◆ Set task
In the records below, reproduce exactly the lines from the one containing "Clone this chart in seaborn and matplotlib." through the one containing "y_exponents = [-8, -7, -6, -5, -4, -3, -2]", both included, and omit the pictures.

◆ Exercise input
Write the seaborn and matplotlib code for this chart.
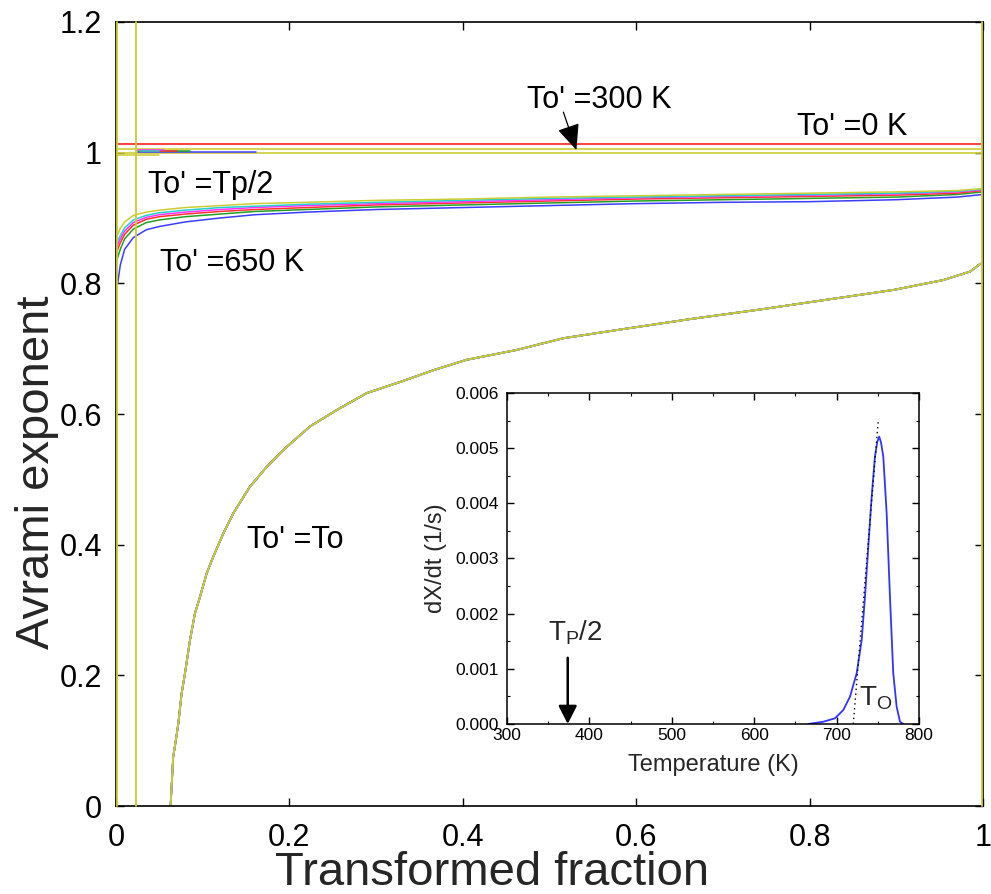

* * *

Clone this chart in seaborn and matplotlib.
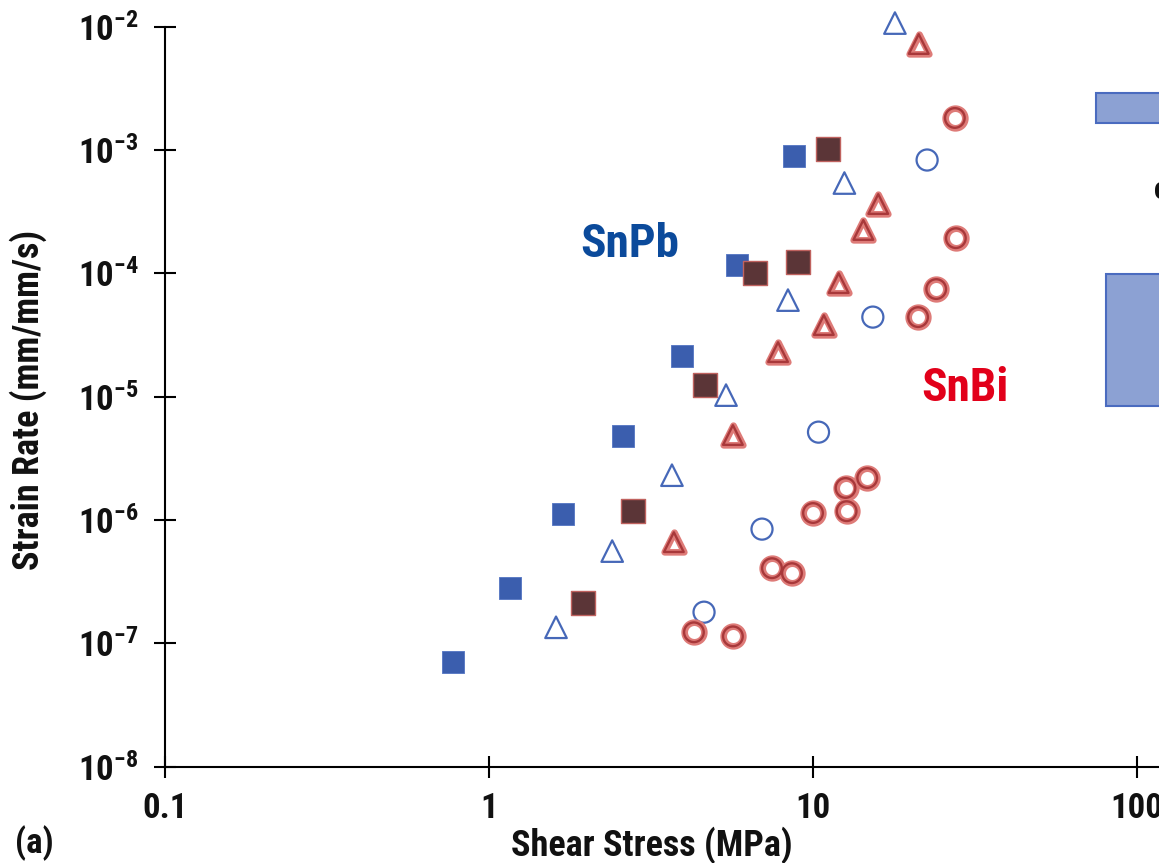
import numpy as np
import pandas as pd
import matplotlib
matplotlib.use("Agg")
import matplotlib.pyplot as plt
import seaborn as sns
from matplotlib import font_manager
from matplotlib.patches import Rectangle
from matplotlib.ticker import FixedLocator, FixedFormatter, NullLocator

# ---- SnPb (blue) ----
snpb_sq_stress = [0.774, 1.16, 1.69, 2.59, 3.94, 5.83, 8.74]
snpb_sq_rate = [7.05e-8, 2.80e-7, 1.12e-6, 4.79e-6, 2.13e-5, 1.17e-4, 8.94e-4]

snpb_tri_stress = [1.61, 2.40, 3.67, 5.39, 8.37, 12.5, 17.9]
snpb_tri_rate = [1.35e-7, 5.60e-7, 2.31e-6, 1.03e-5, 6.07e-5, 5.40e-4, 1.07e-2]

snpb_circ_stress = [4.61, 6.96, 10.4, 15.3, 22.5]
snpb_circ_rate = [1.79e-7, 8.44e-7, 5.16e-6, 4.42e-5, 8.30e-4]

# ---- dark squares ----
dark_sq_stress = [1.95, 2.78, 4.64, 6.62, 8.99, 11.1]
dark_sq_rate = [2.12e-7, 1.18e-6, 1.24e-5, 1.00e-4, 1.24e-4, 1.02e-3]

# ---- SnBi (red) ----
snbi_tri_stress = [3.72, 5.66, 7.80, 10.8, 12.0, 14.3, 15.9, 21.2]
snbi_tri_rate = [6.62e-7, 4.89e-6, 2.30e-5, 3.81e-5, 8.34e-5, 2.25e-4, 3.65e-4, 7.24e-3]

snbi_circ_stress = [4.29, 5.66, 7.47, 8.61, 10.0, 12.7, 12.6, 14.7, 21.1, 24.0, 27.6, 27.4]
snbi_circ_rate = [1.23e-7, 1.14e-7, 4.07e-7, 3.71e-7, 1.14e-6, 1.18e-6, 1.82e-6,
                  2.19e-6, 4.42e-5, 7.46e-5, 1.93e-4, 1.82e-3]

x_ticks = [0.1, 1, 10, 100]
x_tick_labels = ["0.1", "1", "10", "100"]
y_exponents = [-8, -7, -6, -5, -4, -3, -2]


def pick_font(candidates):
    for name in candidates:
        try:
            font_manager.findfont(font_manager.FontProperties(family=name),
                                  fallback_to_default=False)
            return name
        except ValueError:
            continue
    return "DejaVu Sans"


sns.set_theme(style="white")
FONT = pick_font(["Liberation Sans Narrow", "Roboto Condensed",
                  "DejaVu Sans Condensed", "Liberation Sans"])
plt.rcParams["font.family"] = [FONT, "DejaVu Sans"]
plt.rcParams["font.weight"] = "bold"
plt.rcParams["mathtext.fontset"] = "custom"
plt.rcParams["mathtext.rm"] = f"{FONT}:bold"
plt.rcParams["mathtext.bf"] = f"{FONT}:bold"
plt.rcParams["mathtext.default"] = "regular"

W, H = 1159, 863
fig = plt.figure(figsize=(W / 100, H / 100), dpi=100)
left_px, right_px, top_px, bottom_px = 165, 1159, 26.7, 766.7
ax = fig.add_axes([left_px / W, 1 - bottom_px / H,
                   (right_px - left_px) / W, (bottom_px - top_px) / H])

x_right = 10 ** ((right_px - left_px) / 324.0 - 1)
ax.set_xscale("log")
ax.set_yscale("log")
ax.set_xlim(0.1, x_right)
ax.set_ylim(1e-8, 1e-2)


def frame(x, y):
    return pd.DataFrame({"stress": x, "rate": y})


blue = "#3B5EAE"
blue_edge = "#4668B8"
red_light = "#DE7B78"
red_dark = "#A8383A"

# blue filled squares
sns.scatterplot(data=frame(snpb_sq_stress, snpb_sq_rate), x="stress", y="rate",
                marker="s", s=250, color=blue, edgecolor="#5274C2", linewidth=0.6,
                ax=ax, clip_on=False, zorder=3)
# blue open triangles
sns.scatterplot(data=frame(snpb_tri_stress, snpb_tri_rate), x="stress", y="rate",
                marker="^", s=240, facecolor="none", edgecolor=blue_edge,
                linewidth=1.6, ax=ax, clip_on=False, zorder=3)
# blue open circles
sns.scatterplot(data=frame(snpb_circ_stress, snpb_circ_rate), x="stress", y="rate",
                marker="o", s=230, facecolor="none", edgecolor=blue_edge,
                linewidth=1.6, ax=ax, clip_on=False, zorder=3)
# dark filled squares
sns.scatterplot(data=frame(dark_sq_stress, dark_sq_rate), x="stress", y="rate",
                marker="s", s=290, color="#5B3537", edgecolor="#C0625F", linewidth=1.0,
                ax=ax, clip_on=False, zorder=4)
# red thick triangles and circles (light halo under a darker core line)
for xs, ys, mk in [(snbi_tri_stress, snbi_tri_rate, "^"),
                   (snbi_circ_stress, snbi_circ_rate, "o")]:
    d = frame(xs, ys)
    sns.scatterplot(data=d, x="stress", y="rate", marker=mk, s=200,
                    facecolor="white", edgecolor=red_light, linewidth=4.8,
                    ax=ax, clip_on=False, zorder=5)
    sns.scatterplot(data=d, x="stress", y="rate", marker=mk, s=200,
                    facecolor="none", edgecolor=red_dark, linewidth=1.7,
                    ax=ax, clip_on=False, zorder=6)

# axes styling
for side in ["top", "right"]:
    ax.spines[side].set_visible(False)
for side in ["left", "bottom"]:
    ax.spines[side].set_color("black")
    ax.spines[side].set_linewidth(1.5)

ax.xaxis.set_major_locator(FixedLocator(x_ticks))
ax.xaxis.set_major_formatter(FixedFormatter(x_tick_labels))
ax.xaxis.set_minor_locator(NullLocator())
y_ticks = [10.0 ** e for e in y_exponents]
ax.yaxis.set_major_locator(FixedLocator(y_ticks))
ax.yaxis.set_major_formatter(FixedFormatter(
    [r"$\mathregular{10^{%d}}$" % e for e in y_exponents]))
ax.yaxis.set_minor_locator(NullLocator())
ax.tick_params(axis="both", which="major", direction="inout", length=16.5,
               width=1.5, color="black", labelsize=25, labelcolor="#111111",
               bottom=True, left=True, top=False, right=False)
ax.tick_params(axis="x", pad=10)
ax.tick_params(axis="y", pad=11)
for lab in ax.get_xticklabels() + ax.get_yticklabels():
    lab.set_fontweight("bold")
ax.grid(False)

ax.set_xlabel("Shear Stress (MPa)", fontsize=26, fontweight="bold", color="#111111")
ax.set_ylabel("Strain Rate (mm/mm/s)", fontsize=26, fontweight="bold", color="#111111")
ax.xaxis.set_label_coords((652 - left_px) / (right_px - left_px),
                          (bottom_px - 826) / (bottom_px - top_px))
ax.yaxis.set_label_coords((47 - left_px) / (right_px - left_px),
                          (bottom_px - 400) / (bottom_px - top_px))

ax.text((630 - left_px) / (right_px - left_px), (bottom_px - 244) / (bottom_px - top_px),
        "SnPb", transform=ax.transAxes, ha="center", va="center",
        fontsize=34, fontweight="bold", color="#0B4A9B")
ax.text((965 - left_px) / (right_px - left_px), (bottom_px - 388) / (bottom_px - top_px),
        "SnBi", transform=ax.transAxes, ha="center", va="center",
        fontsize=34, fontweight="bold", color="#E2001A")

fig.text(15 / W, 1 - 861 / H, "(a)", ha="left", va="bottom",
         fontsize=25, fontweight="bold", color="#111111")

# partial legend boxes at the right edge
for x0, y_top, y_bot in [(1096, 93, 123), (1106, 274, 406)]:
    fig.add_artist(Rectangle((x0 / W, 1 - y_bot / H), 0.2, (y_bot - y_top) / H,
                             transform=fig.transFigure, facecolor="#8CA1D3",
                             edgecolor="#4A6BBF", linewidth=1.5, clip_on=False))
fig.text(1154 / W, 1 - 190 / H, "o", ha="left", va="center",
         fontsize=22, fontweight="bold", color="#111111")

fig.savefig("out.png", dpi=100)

◆ Complete response
Clone this chart in seaborn and matplotlib.
import numpy as np
import pandas as pd
import matplotlib
matplotlib.use("Agg")
import matplotlib.pyplot as plt
import seaborn as sns
from matplotlib import font_manager
from matplotlib.patches import Rectangle
from matplotlib.ticker import FixedLocator, FixedFormatter, NullLocator

# ---- SnPb (blue) ----
snpb_sq_stress = [0.774, 1.16, 1.69, 2.59, 3.94, 5.83, 8.74]
snpb_sq_rate = [7.05e-8, 2.80e-7, 1.12e-6, 4.79e-6, 2.13e-5, 1.17e-4, 8.94e-4]

snpb_tri_stress = [1.61, 2.40, 3.67, 5.39, 8.37, 12.5, 17.9]
snpb_tri_rate = [1.35e-7, 5.60e-7, 2.31e-6, 1.03e-5, 6.07e-5, 5.40e-4, 1.07e-2]

snpb_circ_stress = [4.61, 6.96, 10.4, 15.3, 22.5]
snpb_circ_rate = [1.79e-7, 8.44e-7, 5.16e-6, 4.42e-5, 8.30e-4]

# ---- dark squares ----
dark_sq_stress = [1.95, 2.78, 4.64, 6.62, 8.99, 11.1]
dark_sq_rate = [2.12e-7, 1.18e-6, 1.24e-5, 1.00e-4, 1.24e-4, 1.02e-3]

# ---- SnBi (red) ----
snbi_tri_stress = [3.72, 5.66, 7.80, 10.8, 12.0, 14.3, 15.9, 21.2]
snbi_tri_rate = [6.62e-7, 4.89e-6, 2.30e-5, 3.81e-5, 8.34e-5, 2.25e-4, 3.65e-4, 7.24e-3]

snbi_circ_stress = [4.29, 5.66, 7.47, 8.61, 10.0, 12.7, 12.6, 14.7, 21.1, 24.0, 27.6, 27.4]
snbi_circ_rate = [1.23e-7, 1.14e-7, 4.07e-7, 3.71e-7, 1.14e-6, 1.18e-6, 1.82e-6,
                  2.19e-6, 4.42e-5, 7.46e-5, 1.93e-4, 1.82e-3]

x_ticks = [0.1, 1, 10, 100]
x_tick_labels = ["0.1", "1", "10", "100"]
y_exponents = [-8, -7, -6, -5, -4, -3, -2]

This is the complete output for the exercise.